● EXERCISE GOAL
Look through the data below and output, unchanged, every line from the one holding "Rebuild this chart" through the one holding "Chart.register(...registerables);", inclusive. Skip the pictures.

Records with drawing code
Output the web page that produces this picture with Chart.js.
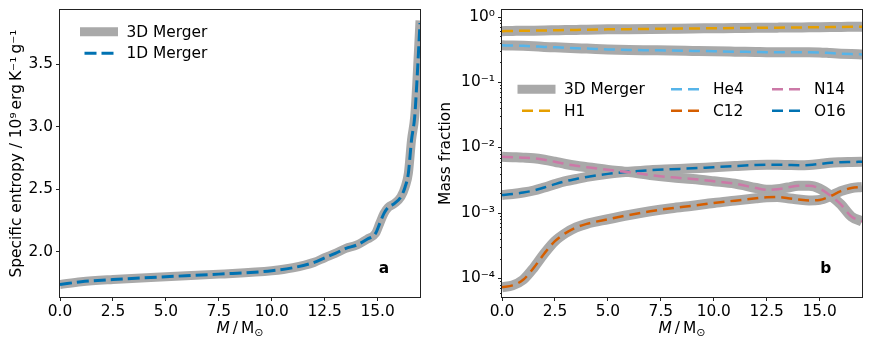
<!DOCTYPE html>
<html>
<head>
<meta charset="utf-8">
<script src="https://cdn.jsdelivr.net/npm/chart.js@4.4.1/dist/chart.umd.min.js"></script>
<style>
  html, body { margin: 0; padding: 0; background: #fff; }
  #wrap { position: relative; width: 872px; height: 345px; }
  canvas { position: absolute; top: 0; }
</style>
</head>
<body>
<div id="wrap">
  <canvas id="entropyChart" width="430" height="345" style="left:0px"></canvas>
  <canvas id="abundChart" width="442" height="345" style="left:430px"></canvas>
</div>
<script>
// panel a: specific entropy (10^9 erg/K/g) against mass coordinate
const massA = [0, 1, 2.5, 5, 7.5, 10, 11, 12, 12.5, 13, 13.5, 14, 14.5, 14.9, 15.1, 15.3, 15.5, 15.8, 16.1, 16.3, 16.45, 16.6, 16.75, 16.85, 17.0];
const entropy3D = [1.738, 1.76, 1.778, 1.80, 1.821, 1.848, 1.872, 1.915, 1.952, 1.987, 2.027, 2.053, 2.10, 2.147, 2.227, 2.307, 2.355, 2.387, 2.44, 2.52, 2.627, 2.894, 3.08, 3.35, 3.85];
const entropy1D = [1.738, 1.76, 1.778, 1.80, 1.821, 1.848, 1.872, 1.915, 1.952, 1.987, 2.027, 2.053, 2.10, 2.147, 2.227, 2.307, 2.355, 2.387, 2.44, 2.52, 2.627, 2.894, 3.08, 3.35, 3.83];

// panel b: mass fractions
const massB = [0, 0.5, 1, 1.5, 2, 2.5, 3, 3.5, 4, 5, 6, 7, 8, 9, 10, 11, 12, 12.5, 13, 13.5, 14, 14.5, 15, 15.5, 16, 16.5, 17];
const h1  = [0.60, 0.605, 0.61, 0.612, 0.615, 0.62, 0.625, 0.628, 0.63, 0.64, 0.645, 0.65, 0.655, 0.66, 0.665, 0.67, 0.675, 0.678, 0.68, 0.682, 0.685, 0.688, 0.69, 0.693, 0.697, 0.70, 0.703];
const he4 = [0.365, 0.362, 0.358, 0.352, 0.345, 0.34, 0.334, 0.329, 0.325, 0.316, 0.31, 0.307, 0.304, 0.30, 0.296, 0.292, 0.288, 0.286, 0.285, 0.285, 0.285, 0.285, 0.284, 0.278, 0.272, 0.268, 0.265];
const c12 = [7.3e-5, 7.8e-5, 9.5e-5, 1.45e-4, 2.4e-4, 3.7e-4, 4.9e-4, 6.0e-4, 6.8e-4, 8.0e-4, 9.3e-4, 1.06e-3, 1.18e-3, 1.29e-3, 1.42e-3, 1.54e-3, 1.67e-3, 1.73e-3, 1.75e-3, 1.68e-3, 1.6e-3, 1.55e-3, 1.58e-3, 1.8e-3, 2.15e-3, 2.4e-3, 2.5e-3];
const n14 = [7.2e-3, 7.1e-3, 7.0e-3, 6.85e-3, 6.5e-3, 6.05e-3, 5.6e-3, 5.25e-3, 5.0e-3, 4.55e-3, 4.2e-3, 3.8e-3, 3.5e-3, 3.3e-3, 3.05e-3, 2.8e-3, 2.4e-3, 2.25e-3, 2.3e-3, 2.45e-3, 2.6e-3, 2.6e-3, 2.35e-3, 1.85e-3, 1.35e-3, 8.8e-4, 7.4e-4];
const o16 = [1.88e-3, 1.95e-3, 2.05e-3, 2.2e-3, 2.45e-3, 2.75e-3, 3.05e-3, 3.3e-3, 3.55e-3, 3.95e-3, 4.25e-3, 4.5e-3, 4.65e-3, 4.8e-3, 5.0e-3, 5.2e-3, 5.4e-3, 5.45e-3, 5.45e-3, 5.4e-3, 5.35e-3, 5.4e-3, 5.6e-3, 5.85e-3, 5.95e-3, 6.0e-3, 6.05e-3];
const speciesNames = ['H1', 'He4', 'C12', 'N14', 'O16'];
const speciesData = [h1, he4, c12, n14, o16];
const speciesColors = ['#E69F00', '#56B4E9', '#D55E00', '#CC79A7', '#0072B2'];

// ticks
const massTicks = [0, 2.5, 5, 7.5, 10, 12.5, 15];
const entropyTicks = [2.0, 2.5, 3.0, 3.5];
const fracTicks = [1e-4, 1e-3, 1e-2, 1e-1, 1];
const supDigits = { '-': '\u207B', '0': '\u2070', '1': '\u00B9', '2': '\u00B2', '3': '\u00B3', '4': '\u2074', '5': '\u2075', '6': '\u2076', '7': '\u2077', '8': '\u2078', '9': '\u2079' };

const FONT = "'DejaVu Sans', sans-serif";
const GREY = '#a9a9a9';
const FS = 15.4;

function pts(xs, ys) { return xs.map((x, i) => ({ x: x, y: ys[i] })); }

function fixAxis(w, h) {
  return function (scale) {
    if (w != null) scale.width = w;
    if (h != null) scale.height = h;
    scale.paddingTop = 0; scale.paddingBottom = 0;
    scale.paddingLeft = 0; scale.paddingRight = 0;
  };
}

function supPow(v) {
  const e = Math.round(Math.log10(v));
  return '10' + String(e).split('').map(c => supDigits[c]).join('');
}

// frame, axis titles, legend and panel letter
function decor(o) {
  return {
    id: 'decor',
    afterDraw(chart) {
      const ctx = chart.ctx, a = chart.chartArea;
      ctx.save();
      // minor ticks on log axis
      if (o.minorTicks) {
        const ys = chart.scales.y;
        ctx.strokeStyle = '#222'; ctx.lineWidth = 1;
        for (let e = -5; e <= 0; e++) {
          for (let k = 1; k <= 9; k++) {
            const v = k * Math.pow(10, e);
            if (v < ys.min || v > ys.max) continue;
            const py = Math.round(ys.getPixelForValue(v)) + 0.5;
            const len = k === 1 ? 4 : 2;
            ctx.beginPath(); ctx.moveTo(a.left - len, py); ctx.lineTo(a.left, py); ctx.stroke();
          }
        }
      }
      // frame
      ctx.strokeStyle = '#222'; ctx.lineWidth = 1;
      ctx.strokeRect(Math.round(a.left) - 0.5, Math.round(a.top) - 0.5, Math.round(a.right - a.left) + 1, Math.round(a.bottom - a.top) + 1);

      ctx.fillStyle = '#000';
      // x title: M / M_sun
      const cx = (a.left + a.right) / 2, by = 333;
      const parts = [
        { t: 'M', f: 'italic ' + FS + 'px ' + FONT, dy: 0 },
        { t: '\u2009/\u2009', f: FS + 'px ' + FONT, dy: 0 },
        { t: 'M', f: FS + 'px ' + FONT, dy: 0 },
        { t: '\u2299', f: '11px ' + FONT, dy: 3 }
      ];
      let tw = 0;
      parts.forEach(p => { ctx.font = p.f; p.w = ctx.measureText(p.t).width; tw += p.w; });
      let x = cx - tw / 2;
      ctx.textBaseline = 'alphabetic'; ctx.textAlign = 'left';
      parts.forEach(p => { ctx.font = p.f; ctx.fillText(p.t, x, by + p.dy); x += p.w; });

      // y title
      ctx.save();
      ctx.translate(o.yTitleX, (a.top + a.bottom) / 2);
      ctx.rotate(-Math.PI / 2);
      ctx.font = FS + 'px ' + FONT; ctx.textAlign = 'center'; ctx.textBaseline = 'middle';
      ctx.fillText(o.yTitle, 0, 0);
      ctx.restore();

      // legend
      ctx.textAlign = 'left'; ctx.textBaseline = 'middle';
      ctx.font = FS + 'px ' + FONT;
      o.legend.forEach(it => {
        ctx.save();
        ctx.beginPath();
        if (it.patch) {
          ctx.strokeStyle = GREY; ctx.lineWidth = 9; ctx.lineCap = 'butt';
          ctx.moveTo(it.x - 4.5, it.y); ctx.lineTo(it.x + 29 + 4.5, it.y);
        } else {
          ctx.strokeStyle = it.color; ctx.lineWidth = it.lw; ctx.lineCap = 'butt';
          ctx.setLineDash(it.dash);
          ctx.moveTo(it.x, it.y); ctx.lineTo(it.x + 29, it.y);
        }
        ctx.stroke();
        ctx.restore();
        ctx.fillText(it.label, it.x + 42, it.y + 1);
      });

      // panel letter
      ctx.font = 'bold ' + FS + 'px ' + FONT; ctx.textAlign = 'center';
      ctx.fillText(o.letter, o.letterX, 269);
      ctx.restore();
    }
  };
}

function axisCommon() {
  return {
    grid: { drawOnChartArea: false, drawTicks: true, tickLength: 4, color: '#222', lineWidth: 1 },
    border: { display: false },
    ticks: { color: '#000', padding: 3, font: { family: FONT, size: FS } }
  };
}

function xAxis() {
  const ax = axisCommon();
  ax.type = 'linear'; ax.min = 0; ax.max = 17.0;
  ax.afterBuildTicks = s => { s.ticks = massTicks.map(v => ({ value: v })); };
  ax.ticks.callback = v => v.toFixed(1);
  ax.ticks.maxRotation = 0;
  ax.ticks.padding = 2;
  ax.afterFit = fixAxis(null, 48);
  return ax;
}

// panel a
const yA = axisCommon();
yA.type = 'linear'; yA.min = 1.638; yA.max = 3.934;
yA.afterBuildTicks = s => { s.ticks = entropyTicks.map(v => ({ value: v })); };
yA.ticks.callback = v => v.toFixed(1);
yA.afterFit = fixAxis(60, null);

new Chart(document.getElementById('entropyChart'), {
  type: 'line',
  data: {
    datasets: [
      { label: '1D Merger', data: pts(massA, entropy1D), borderColor: '#0072B2', borderWidth: 3, borderDash: [12, 5], pointRadius: 0, cubicInterpolationMode: 'monotone', clip: 0, order: 0 },
      { label: '3D Merger', data: pts(massA, entropy3D), borderColor: GREY, borderWidth: 9, pointRadius: 0, cubicInterpolationMode: 'monotone', clip: 0, order: 1 }
    ]
  },
  options: {
    responsive: false, animation: false,
    layout: { padding: { left: 0, top: 10, right: 10, bottom: 0 } },
    plugins: { legend: { display: false }, tooltip: { enabled: false } },
    scales: { x: xAxis(), y: yA }
  },
  plugins: [decor({
    yTitle: 'Specific entropy / 10\u2079\u2009erg\u2009K\u207B\u00B9\u2009g\u207B\u00B9',
    yTitleX: 17,
    letter: 'a', letterX: 384,
    legend: [
      { patch: true, x: 84.5, y: 31.7, label: '3D Merger' },
      { color: '#0072B2', lw: 3, dash: [12, 5], x: 84.5, y: 53.3, label: '1D Merger' }
    ]
  })]
});

// panel b
const yB = axisCommon();
yB.type = 'logarithmic'; yB.min = 5.18e-5; yB.max = 1.265;
yB.grid.display = false;
yB.afterBuildTicks = s => { s.ticks = fracTicks.map(v => ({ value: v, major: true })); };
yB.ticks.callback = v => supPow(v);
yB.afterFit = fixAxis(72, null);

const dsB = [];
speciesData.forEach((arr, i) => {
  dsB.push({ label: speciesNames[i], data: pts(massB, arr), borderColor: speciesColors[i], borderWidth: 2.5, borderDash: [11, 6], pointRadius: 0, cubicInterpolationMode: 'monotone', clip: 0, order: 0 });
});
speciesData.forEach((arr, i) => {
  dsB.push({ label: '3D ' + speciesNames[i], data: pts(massB, arr), borderColor: GREY, borderWidth: 10, pointRadius: 0, cubicInterpolationMode: 'monotone', clip: 0, order: 1 });
});

new Chart(document.getElementById('abundChart'), {
  type: 'line',
  data: { datasets: dsB },
  options: {
    responsive: false, animation: false,
    layout: { padding: { left: 0, top: 10, right: 10, bottom: 0 } },
    plugins: { legend: { display: false }, tooltip: { enabled: false } },
    scales: { x: xAxis(), y: yB }
  },
  plugins: [decor({
    minorTicks: true,
    yTitle: 'Mass fraction',
    yTitleX: 16,
    letter: 'b', letterX: 395.7,
    legend: [
      { patch: true, x: 92, y: 89.3, label: '3D Merger' },
      { color: speciesColors[0], lw: 2.5, dash: [11, 6], x: 92, y: 110.7, label: 'H1' },
      { color: speciesColors[1], lw: 2.5, dash: [11, 6], x: 241, y: 89.3, label: 'He4' },
      { color: speciesColors[2], lw: 2.5, dash: [11, 6], x: 241, y: 110.7, label: 'C12' },
      { color: speciesColors[4], lw: 2.5, dash: [11, 6], x: 342, y: 110.7, label: 'O16' },
      { color: speciesColors[3], lw: 2.5, dash: [11, 6], x: 342, y: 89.3, label: 'N14' }
    ]
  })]
});
</script>
</body>
</html>
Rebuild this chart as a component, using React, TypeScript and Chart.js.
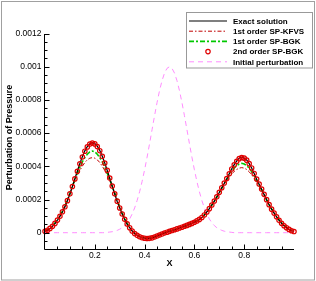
import React, { useEffect, useRef } from "react";
import { Chart, registerables } from "chart.js";

Chart.register(...registerables);

// values are given in units of 1e-4
const PRESSURE_UNIT = 1e-4;
const xPositions = Array.from({ length: 101 }, (_, i) => i / 100);

const exactSolution = [
  0.08, 0.15, 0.25, 0.38, 0.55, 0.75, 0.98, 1.25, 1.55, 1.92,
  2.33, 2.78, 3.25, 3.72, 4.17, 4.58, 4.93, 5.19, 5.36, 5.42,
  5.37, 5.21, 4.95, 4.61, 4.2, 3.75, 3.28, 2.8, 2.33, 1.88,
  1.48, 1.12, 0.8, 0.52, 0.3, 0.1, -0.05, -0.15, -0.24, -0.3,
  -0.33, -0.34, -0.34, -0.31, -0.26, -0.2, -0.14, -0.08, -0.02, 0.03,
  0.08, 0.13, 0.18, 0.23, 0.28, 0.33, 0.38, 0.44, 0.5, 0.56,
  0.63, 0.7, 0.8, 0.92, 1.07, 1.25, 1.45, 1.67, 1.9, 2.15,
  2.42, 2.7, 2.98, 3.25, 3.55, 3.85, 4.1, 4.32, 4.48, 4.55,
  4.5, 4.38, 4.16, 3.9, 3.56, 3.22, 2.92, 2.62, 2.3, 1.98,
  1.68, 1.42, 1.18, 0.95, 0.75, 0.57, 0.42, 0.3, 0.2, 0.12,
  0.07,
];

const kfvsFirstOrder = [
  0.1, 0.18, 0.28, 0.42, 0.6, 0.8, 1.04, 1.32, 1.63, 1.98,
  2.36, 2.76, 3.12, 3.45, 3.75, 4.01, 4.23, 4.39, 4.49, 4.52,
  4.49, 4.39, 4.23, 4.01, 3.75, 3.45, 3.12, 2.78, 2.4, 2.0,
  1.6, 1.22, 0.88, 0.58, 0.34, 0.14, -0.02, -0.13, -0.21, -0.27,
  -0.3, -0.31, -0.31, -0.29, -0.25, -0.2, -0.14, -0.08, -0.02, 0.03,
  0.08, 0.13, 0.18, 0.23, 0.28, 0.33, 0.38, 0.44, 0.5, 0.56,
  0.63, 0.71, 0.81, 0.93, 1.08, 1.25, 1.45, 1.67, 1.9, 2.15,
  2.42, 2.68, 2.93, 3.16, 3.36, 3.54, 3.69, 3.81, 3.89, 3.92,
  3.89, 3.81, 3.67, 3.49, 3.28, 3.05, 2.8, 2.54, 2.26, 1.97,
  1.69, 1.43, 1.2, 0.98, 0.78, 0.6, 0.45, 0.33, 0.23, 0.15,
  0.09,
];

const bgkFirstOrder = [
  0.09, 0.17, 0.27, 0.4, 0.58, 0.78, 1.01, 1.29, 1.6, 1.96,
  2.36, 2.8, 3.2, 3.6, 3.95, 4.27, 4.53, 4.73, 4.87, 4.92,
  4.87, 4.73, 4.53, 4.27, 3.95, 3.6, 3.2, 2.8, 2.37, 1.94,
  1.54, 1.17, 0.84, 0.55, 0.32, 0.12, -0.03, -0.14, -0.22, -0.28,
  -0.31, -0.32, -0.32, -0.3, -0.25, -0.2, -0.14, -0.08, -0.02, 0.03,
  0.08, 0.13, 0.18, 0.23, 0.28, 0.33, 0.38, 0.44, 0.5, 0.56,
  0.63, 0.7, 0.8, 0.92, 1.07, 1.25, 1.45, 1.67, 1.9, 2.15,
  2.42, 2.69, 2.96, 3.22, 3.47, 3.7, 3.9, 4.05, 4.14, 4.18,
  4.14, 4.05, 3.89, 3.68, 3.44, 3.16, 2.88, 2.59, 2.29, 1.98,
  1.69, 1.43, 1.19, 0.97, 0.77, 0.59, 0.44, 0.32, 0.21, 0.13,
  0.08,
];

const bgkSecondOrder = [
  0.08, 0.15, 0.26, 0.39, 0.56, 0.76, 0.99, 1.26, 1.56, 1.93,
  2.34, 2.78, 3.24, 3.7, 4.15, 4.56, 4.91, 5.17, 5.34, 5.4,
  5.35, 5.19, 4.94, 4.6, 4.2, 3.76, 3.29, 2.81, 2.34, 1.9,
  1.49, 1.13, 0.81, 0.53, 0.3, 0.1, -0.05, -0.16, -0.24, -0.3,
  -0.33, -0.35, -0.34, -0.31, -0.26, -0.2, -0.14, -0.08, -0.02, 0.03,
  0.08, 0.13, 0.18, 0.23, 0.28, 0.33, 0.39, 0.44, 0.5, 0.56,
  0.63, 0.71, 0.8, 0.92, 1.07, 1.25, 1.45, 1.67, 1.91, 2.16,
  2.43, 2.71, 2.99, 3.26, 3.55, 3.84, 4.09, 4.3, 4.46, 4.53,
  4.49, 4.37, 4.16, 3.9, 3.57, 3.23, 2.93, 2.63, 2.31, 1.99,
  1.69, 1.42, 1.18, 0.96, 0.75, 0.57, 0.42, 0.3, 0.2, 0.12,
  0.07,
];

const initialPerturbation = [
  0, 0, 0, 0, 0, 0, 0, 0, 0, 0,
  0, 0, 0, 0, 0, 0, 0, 0, 0, 0,
  0, 0, 0, 0, 0, 0.02, 0.04, 0.06, 0.09, 0.14,
  0.21, 0.3, 0.43, 0.6, 0.83, 1.13, 1.49, 1.94, 2.47, 3.09,
  3.79, 4.55, 5.37, 6.21, 7.05, 7.84, 8.56, 9.16, 9.62, 9.9,
  10.0, 9.9, 9.62, 9.16, 8.56, 7.84, 7.05, 6.21, 5.37, 4.55,
  3.79, 3.09, 2.47, 1.94, 1.49, 1.13, 0.83, 0.6, 0.43, 0.3,
  0.21, 0.14, 0.09, 0.06, 0.04, 0.02, 0, 0, 0, 0,
  0, 0, 0, 0, 0, 0, 0, 0, 0, 0,
  0, 0, 0, 0, 0, 0, 0, 0, 0, 0,
  0,
];

const seriesLabels = [
  "Exact solution",
  "1st order SP-KFVS",
  "1st order SP-BGK",
  "2nd order SP-BGK",
  "Initial perturbation",
];

const xTickValues = [0.2, 0.4, 0.6, 0.8];
const xTickLabels = ["0.2", "0.4", "0.6", "0.8"];
const yTickValues = [0, 0.0002, 0.0004, 0.0006, 0.0008, 0.001, 0.0012];
const yTickLabels = ["0", "0.0002", "0.0004", "0.0006", "0.0008", "0.001", "0.0012"];
const xTitle = "X";
const yTitle = "Perturbation of Pressure";

const FONT = "'Liberation Sans', Arial, Helvetica, sans-serif";

const toPoints = (vals: number[]) =>
  vals.map((v, i) => ({ x: xPositions[i], y: v * PRESSURE_UNIT }));

const decorPlugin = {
  id: "decor",
  beforeDraw(chart: any) {
    const ctx = chart.ctx;
    ctx.save();
    ctx.fillStyle = "#ffffff";
    ctx.fillRect(0, 0, chart.width, chart.height);
    ctx.strokeStyle = "#a0a0a0";
    ctx.lineWidth = 1;
    ctx.strokeRect(1.5, 1.5, chart.width - 3, chart.height - 2.5);
    ctx.restore();
  },
  afterDraw(chart: any) {
    const { ctx, chartArea: ca, scales } = chart;
    const xs = scales.x;
    const ys = scales.y;
    ctx.save();
    // axes
    ctx.strokeStyle = "#000";
    ctx.lineWidth = 1;
    const ax = Math.floor(ca.left) - 0.5;
    const ay = Math.floor(ca.bottom) + 0.5;
    ctx.beginPath();
    ctx.moveTo(ax, Math.round(ca.top));
    ctx.lineTo(ax, ay);
    ctx.lineTo(Math.round(ca.right), ay);
    ctx.stroke();
    // ticks
    ctx.beginPath();
    for (const v of yTickValues) {
      const py = Math.round(ys.getPixelForValue(v)) + 0.5;
      ctx.moveTo(ax, py);
      ctx.lineTo(ax + 5, py);
    }
    for (let k = -1; k <= 23; k++) {
      if (k % 4 === 0) continue;
      const py = Math.round(ys.getPixelForValue(k * 0.00005)) + 0.5;
      ctx.moveTo(ax, py);
      ctx.lineTo(ax + 3, py);
    }
    for (const v of xTickValues) {
      const px = Math.round(xs.getPixelForValue(v)) + 0.5;
      ctx.moveTo(px, ay);
      ctx.lineTo(px, ay - 5);
    }
    for (let k = 1; k <= 19; k++) {
      if (k % 4 === 0) continue;
      const px = Math.round(xs.getPixelForValue(k * 0.05)) + 0.5;
      ctx.moveTo(px, ay);
      ctx.lineTo(px, ay - 3);
    }
    ctx.stroke();

    // y title
    ctx.save();
    ctx.translate(9.7, 137.5);
    ctx.rotate(-Math.PI / 2);
    ctx.fillStyle = "#000";
    ctx.font = `bold 9px ${FONT}`;
    ctx.textAlign = "center";
    ctx.textBaseline = "middle";
    ctx.fillText(yTitle, 0, 0);
    ctx.restore();

    // legend
    const lx = 186.5, ly = 12.5, lw = 126, lh = 55.5;
    ctx.fillStyle = "#fff";
    ctx.fillRect(lx, ly, lw, lh);
    ctx.strokeStyle = "#999";
    ctx.lineWidth = 1;
    ctx.setLineDash([]);
    ctx.strokeRect(lx, ly, lw, lh);
    chart.data.datasets.forEach((ds: any, i: number) => {
      const y = 21 + i * 10.2;
      ctx.save();
      if (ds.showLine === false) {
        ctx.beginPath();
        ctx.strokeStyle = ds.pointBorderColor;
        ctx.lineWidth = ds.pointBorderWidth;
        ctx.arc(208, y, ds.pointRadius, 0, Math.PI * 2);
        ctx.stroke();
      } else {
        ctx.beginPath();
        ctx.strokeStyle = ds.borderColor;
        ctx.lineWidth = ds.borderWidth;
        ctx.setLineDash(ds.borderDash || []);
        ctx.moveTo(189, y);
        ctx.lineTo(227, y);
        ctx.stroke();
      }
      ctx.restore();
      ctx.fillStyle = "#000";
      ctx.font = `bold 8px ${FONT}`;
      ctx.textAlign = "left";
      ctx.textBaseline = "middle";
      ctx.fillText(ds.label, 233, y + 0.5);
    });
    ctx.restore();
  },
};

export default function App() {
  const canvasRef = useRef<HTMLCanvasElement | null>(null);

  useEffect(() => {
    document.body.style.margin = "0";
    const canvas = canvasRef.current;
    if (!canvas) return;
    const chart = new Chart(canvas, {
      type: "line",
      data: {
        datasets: [
          {
            label: seriesLabels[0],
            data: toPoints(exactSolution),
            borderColor: "#000000",
            borderWidth: 1.2,
            pointRadius: 0,
            tension: 0,
            order: 1,
          },
          {
            label: seriesLabels[1],
            data: toPoints(kfvsFirstOrder),
            borderColor: "#c00000",
            borderWidth: 1,
            borderDash: [4, 2, 1.5, 2],
            pointRadius: 0,
            tension: 0,
            order: 3,
          },
          {
            label: seriesLabels[2],
            data: toPoints(bgkFirstOrder),
            borderColor: "#00c800",
            borderWidth: 1.6,
            borderDash: [5, 2, 2, 2],
            pointRadius: 0,
            tension: 0,
            order: 2,
          },
          {
            label: seriesLabels[3],
            data: toPoints(bgkSecondOrder),
            showLine: false,
            borderColor: "#e00000",
            backgroundColor: "rgba(0,0,0,0)",
            pointRadius: 2.2,
            pointBorderWidth: 1.2,
            pointBorderColor: "#e00000",
            pointBackgroundColor: "rgba(0,0,0,0)",
            clip: false,
            order: 0,
          },
          {
            label: seriesLabels[4],
            data: toPoints(initialPerturbation),
            borderColor: "#ff8cff",
            borderWidth: 1,
            borderDash: [5, 4],
            pointRadius: 0,
            tension: 0,
            order: 4,
          },
        ] as any,
      },
      options: {
        responsive: false,
        animation: false,
        devicePixelRatio: 1,
        layout: { padding: { top: 33.5, right: 22, left: 0, bottom: 0 } },
        plugins: {
          legend: { display: false },
          tooltip: { enabled: false },
        },
        scales: {
          x: {
            type: "linear",
            min: 0,
            max: 1,
            grid: { display: false, drawTicks: false },
            border: { display: false },
            afterBuildTicks: (scale: any) => {
              scale.ticks = xTickValues.map((v) => ({ value: v }));
            },
            afterFit: (scale: any) => {
              scale.height = 31.7;
            },
            ticks: {
              autoSkip: false,
              maxRotation: 0,
              padding: 1,
              color: "#000",
              font: { family: FONT, size: 8.5 },
              callback: (_v: any, i: number) => xTickLabels[i],
            },
            title: {
              display: true,
              text: xTitle,
              color: "#000",
              font: { family: FONT, size: 9, weight: "bold" },
              padding: { top: 0, bottom: 12.3 },
            },
          },
          y: {
            type: "linear",
            min: -0.0001,
            max: 0.0012,
            grid: { display: false, drawTicks: false },
            border: { display: false },
            afterBuildTicks: (scale: any) => {
              scale.ticks = yTickValues.map((v) => ({ value: v }));
            },
            afterFit: (scale: any) => {
              scale.width = 45;
            },
            ticks: {
              autoSkip: false,
              padding: 3.5,
              color: "#000",
              font: { family: FONT, size: 8.5 },
              callback: (_v: any, i: number) => yTickLabels[i],
            },
          },
        },
      } as any,
      plugins: [decorPlugin],
    });
    return () => chart.destroy();
  }, []);

  return (
    <div style={{ width: 316, height: 281 }}>
      <canvas ref={canvasRef} width={316} height={281} />
    </div>
  );
}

● RIGHT ANSWER
Rebuild this chart as a component, using React, TypeScript and Chart.js.
import React, { useEffect, useRef } from "react";
import { Chart, registerables } from "chart.js";

Chart.register(...registerables);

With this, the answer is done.